High redshift Fermi blazars

TL;DR

This paper analyzes high-redshift Fermi blazars, modeling their spectral energy distributions to understand jet physics, black hole properties, and their relation to accretion, confirming correlations and the blazar sequence at large distances.

Contribution

It provides detailed modeling of high-redshift Fermi blazars, estimating their physical parameters and confirming the blazar sequence's applicability to distant sources.

Findings

Jet power correlates with accretion luminosity.

High energy peak shifts to smaller frequencies with increasing luminosity.

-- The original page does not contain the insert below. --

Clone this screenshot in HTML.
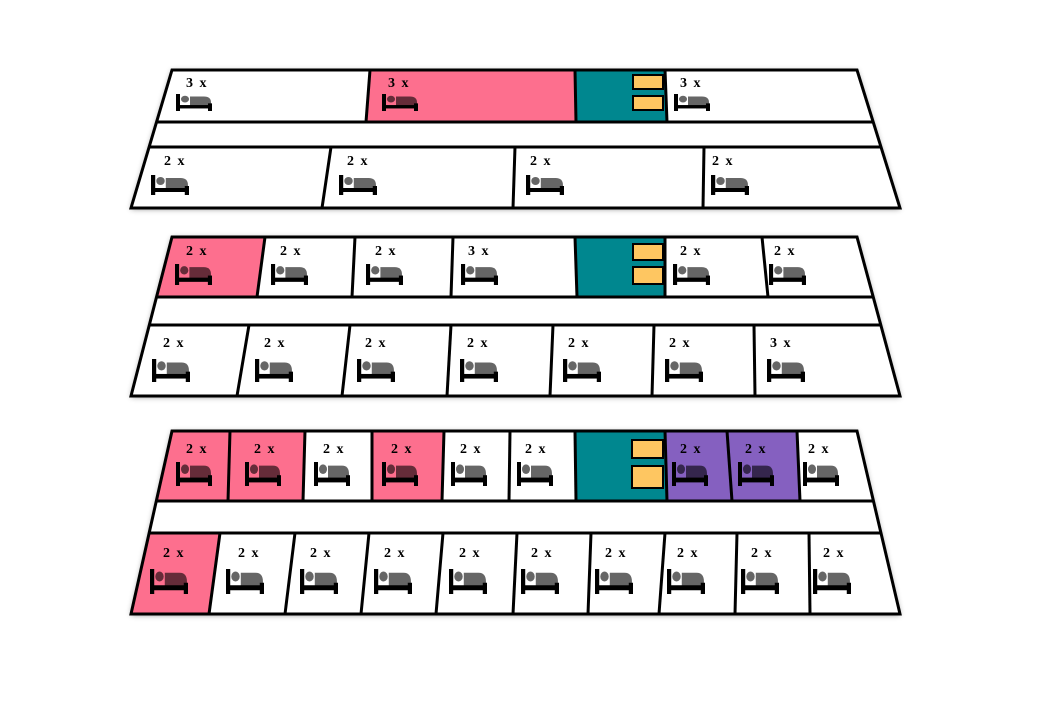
<!DOCTYPE html>
<html><head><meta charset="utf-8"><style>
html,body{margin:0;padding:0;background:#fff;width:1054px;height:720px;overflow:hidden}
text{font-family:"Liberation Serif",serif;font-weight:bold;font-size:14px;letter-spacing:1.5px;fill:#000}
</style></head><body>
<svg width="1054" height="720" viewBox="0 0 1054 720" xmlns="http://www.w3.org/2000/svg">
<defs>
<filter id="sh" x="-5%" y="-10%" width="110%" height="120%"><feDropShadow dx="0" dy="1" stdDeviation="3" flood-color="#000" flood-opacity="0.45"/></filter>
<symbol id="bed" viewBox="0 0 36 20" preserveAspectRatio="none">
<circle cx="9" cy="6" r="4" fill="#000" fill-opacity="0.6"/>
<path d="M14 3 H28 Q35 3 35 10 V14 H14 Z" fill="#000" fill-opacity="0.6"/>
<rect x="0" y="0" width="4" height="20" fill="#000"/>
<rect x="0" y="13" width="36" height="4" fill="#000"/>
<rect x="32" y="11" width="4" height="9" fill="#000"/>
</symbol>
</defs>

<!-- Floor 1 -->
<polygon points="172,70 857,70 900,208 131,208" fill="#fff" filter="url(#sh)"/>
<polygon points="370,70 575,70 576,122 366,122" fill="#fd6f8e"/>
<polygon points="575,70 665,70 667,122 576,122" fill="#00878f"/>
<g stroke="#000" stroke-width="3" fill="none">
<line x1="156.5" y1="122" x2="873" y2="122"/><line x1="149" y1="147" x2="881" y2="147"/>
<line x1="370" y1="70" x2="366" y2="122"/><line x1="575" y1="70" x2="576" y2="122"/><line x1="665" y1="70" x2="667" y2="122"/>
<line x1="331" y1="147" x2="322" y2="208"/><line x1="515" y1="147" x2="513" y2="208"/><line x1="704" y1="147" x2="703" y2="208"/>
<polygon points="172,70 857,70 900,208 131,208"/>
</g>
<rect x="633" y="75" width="30" height="14" fill="#fec661" stroke="#000" stroke-width="2"/>
<rect x="633" y="96" width="30" height="14" fill="#fec661" stroke="#000" stroke-width="2"/>
<text x="186" y="87">3 x</text><text x="388" y="87">3 x</text><text x="680" y="87">3 x</text>
<use href="#bed" x="176" y="94" width="36" height="17"/><use href="#bed" x="382" y="94" width="36" height="17"/><use href="#bed" x="674" y="94" width="36" height="17"/>
<text x="164" y="165">2 x</text><text x="347" y="165">2 x</text><text x="530" y="165">2 x</text><text x="712" y="165">2 x</text>
<use href="#bed" x="151" y="175" width="38" height="20"/><use href="#bed" x="339" y="175" width="38" height="20"/><use href="#bed" x="526" y="175" width="38" height="20"/><use href="#bed" x="711" y="175" width="38" height="20"/>

<!-- Floor 2 -->
<polygon points="172,237 857,237 900,396 131,396" fill="#fff" filter="url(#sh)"/>
<polygon points="172,237 265,237 257,297 156.5,297" fill="#fd6f8e"/>
<polygon points="575,237 665,237 665,297 577,297" fill="#00878f"/>
<g stroke="#000" stroke-width="3" fill="none">
<line x1="156.5" y1="297" x2="873" y2="297"/><line x1="149" y1="325" x2="881" y2="325"/>
<line x1="265" y1="237" x2="257" y2="297"/><line x1="355" y1="237" x2="352" y2="297"/><line x1="453" y1="237" x2="451" y2="297"/><line x1="575" y1="237" x2="577" y2="297"/><line x1="665" y1="237" x2="665" y2="297"/><line x1="762" y1="237" x2="768" y2="297"/>
<line x1="249" y1="325" x2="237" y2="396"/><line x1="350" y1="325" x2="342" y2="396"/><line x1="451" y1="325" x2="447" y2="396"/><line x1="553" y1="325" x2="550" y2="396"/><line x1="654" y1="325" x2="652" y2="396"/><line x1="754" y1="325" x2="755" y2="396"/>
<polygon points="172,237 857,237 900,396 131,396"/>
</g>
<rect x="633" y="244" width="30" height="16" fill="#fec661" stroke="#000" stroke-width="2"/>
<rect x="633" y="267" width="30" height="17" fill="#fec661" stroke="#000" stroke-width="2"/>
<text x="186" y="255">2 x</text><text x="280" y="255">2 x</text><text x="375" y="255">2 x</text><text x="468" y="255">3 x</text><text x="680" y="255">2 x</text><text x="774" y="255">2 x</text>
<use href="#bed" x="175" y="264" width="37" height="21"/><use href="#bed" x="271" y="264" width="37" height="21"/><use href="#bed" x="366" y="264" width="37" height="21"/><use href="#bed" x="461" y="264" width="37" height="21"/><use href="#bed" x="673" y="264" width="37" height="21"/><use href="#bed" x="769" y="264" width="37" height="21"/>
<text x="163" y="347">2 x</text><text x="264" y="347">2 x</text><text x="365" y="347">2 x</text><text x="467" y="347">2 x</text><text x="568" y="347">2 x</text><text x="669" y="347">2 x</text><text x="770" y="347">3 x</text>
<use href="#bed" x="152" y="359" width="38" height="23"/><use href="#bed" x="255" y="359" width="38" height="23"/><use href="#bed" x="357" y="359" width="38" height="23"/><use href="#bed" x="460" y="359" width="38" height="23"/><use href="#bed" x="563" y="359" width="38" height="23"/><use href="#bed" x="665" y="359" width="38" height="23"/><use href="#bed" x="767" y="359" width="38" height="23"/>

<!-- Floor 3 -->
<polygon points="172,431 857,431 900,614 131,614" fill="#fff" filter="url(#sh)"/>
<polygon points="172,431 230,431 228,501 156.3,501" fill="#fd6f8e"/>
<polygon points="230,431 305,431 303,501 228,501" fill="#fd6f8e"/>
<polygon points="372,431 444,431 442,501 372,501" fill="#fd6f8e"/>
<polygon points="575,431 665,431 667,501 576,501" fill="#00878f"/>
<polygon points="665,431 727,431 732,501 667,501" fill="#8560c0"/>
<polygon points="727,431 797,431 800,501 732,501" fill="#8560c0"/>
<polygon points="149,533 220,533 209,614 131,614" fill="#fd6f8e"/>
<g stroke="#000" stroke-width="3" fill="none">
<line x1="156.3" y1="501" x2="873.5" y2="501"/><line x1="149" y1="533" x2="881" y2="533"/>
<line x1="230" y1="431" x2="228" y2="501"/><line x1="305" y1="431" x2="303" y2="501"/><line x1="372" y1="431" x2="372" y2="501"/><line x1="444" y1="431" x2="442" y2="501"/><line x1="510" y1="431" x2="509" y2="501"/><line x1="575" y1="431" x2="576" y2="501"/><line x1="665" y1="431" x2="667" y2="501"/><line x1="727" y1="431" x2="732" y2="501"/><line x1="797" y1="431" x2="800" y2="501"/>
<line x1="220" y1="533" x2="209" y2="614"/><line x1="295" y1="533" x2="285" y2="614"/><line x1="369" y1="533" x2="361" y2="614"/><line x1="443" y1="533" x2="436" y2="614"/><line x1="517" y1="533" x2="513" y2="614"/><line x1="591" y1="533" x2="588" y2="614"/><line x1="665" y1="533" x2="659" y2="614"/><line x1="737" y1="533" x2="735" y2="614"/><line x1="809" y1="533" x2="810" y2="614"/>
<polygon points="172,431 857,431 900,614 131,614"/>
</g>
<rect x="632" y="440" width="31" height="18" fill="#fec661" stroke="#000" stroke-width="2"/>
<rect x="632" y="466" width="31" height="22" fill="#fec661" stroke="#000" stroke-width="2"/>
<text x="186" y="453">2 x</text><text x="254" y="453">2 x</text><text x="323" y="453">2 x</text><text x="391" y="453">2 x</text><text x="460" y="453">2 x</text><text x="525" y="453">2 x</text><text x="680" y="453">2 x</text><text x="745" y="453">2 x</text><text x="808" y="453">2 x</text>
<use href="#bed" x="176" y="462" width="36" height="24"/><use href="#bed" x="245" y="462" width="36" height="24"/><use href="#bed" x="314" y="462" width="36" height="24"/><use href="#bed" x="382" y="462" width="36" height="24"/><use href="#bed" x="451" y="462" width="36" height="24"/><use href="#bed" x="517" y="462" width="36" height="24"/><use href="#bed" x="672" y="462" width="36" height="24"/><use href="#bed" x="738" y="462" width="36" height="24"/><use href="#bed" x="803" y="462" width="36" height="24"/>
<text x="163" y="557">2 x</text><text x="238" y="557">2 x</text><text x="310" y="557">2 x</text><text x="384" y="557">2 x</text><text x="459" y="557">2 x</text><text x="531" y="557">2 x</text><text x="605" y="557">2 x</text><text x="677" y="557">2 x</text><text x="751" y="557">2 x</text><text x="823" y="557">2 x</text>
<use href="#bed" x="150" y="569" width="38" height="25"/><use href="#bed" x="226" y="569" width="38" height="25"/><use href="#bed" x="300" y="569" width="38" height="25"/><use href="#bed" x="374" y="569" width="38" height="25"/><use href="#bed" x="449" y="569" width="38" height="25"/><use href="#bed" x="521" y="569" width="38" height="25"/><use href="#bed" x="595" y="569" width="38" height="25"/><use href="#bed" x="667" y="569" width="38" height="25"/><use href="#bed" x="741" y="569" width="38" height="25"/><use href="#bed" x="813" y="569" width="38" height="25"/>
</svg>
</body></html>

Hard X-ray band is optimal for detecting luminous distant blazars.

Abstract

With the release of the first year Fermi catalogue, the number of blazars detected above 100 MeV lying at high redshift has been largely increased. There are 28 blazars at z>2 in the "clean" sample. All of them are Flat Spectrum Radio Quasars (FSRQs). We study and model their overall spectral energy distribution in order to find the physical parameters of the jet emitting region, and for all of them we estimate their black hole masses and accretion rates. We then compare the jet with the accretion disk properties, setting these sources in the broader context of all the other bright gamma-ray or hard X-ray blazars. We confirm that the jet power correlates with the accretion luminosity. We find that the high energy emission peak shifts to smaller frequencies as the observed luminosity increases, according to the blazar sequence, making the hard X-ray band the most suitable for searching the most luminous and distant blazars.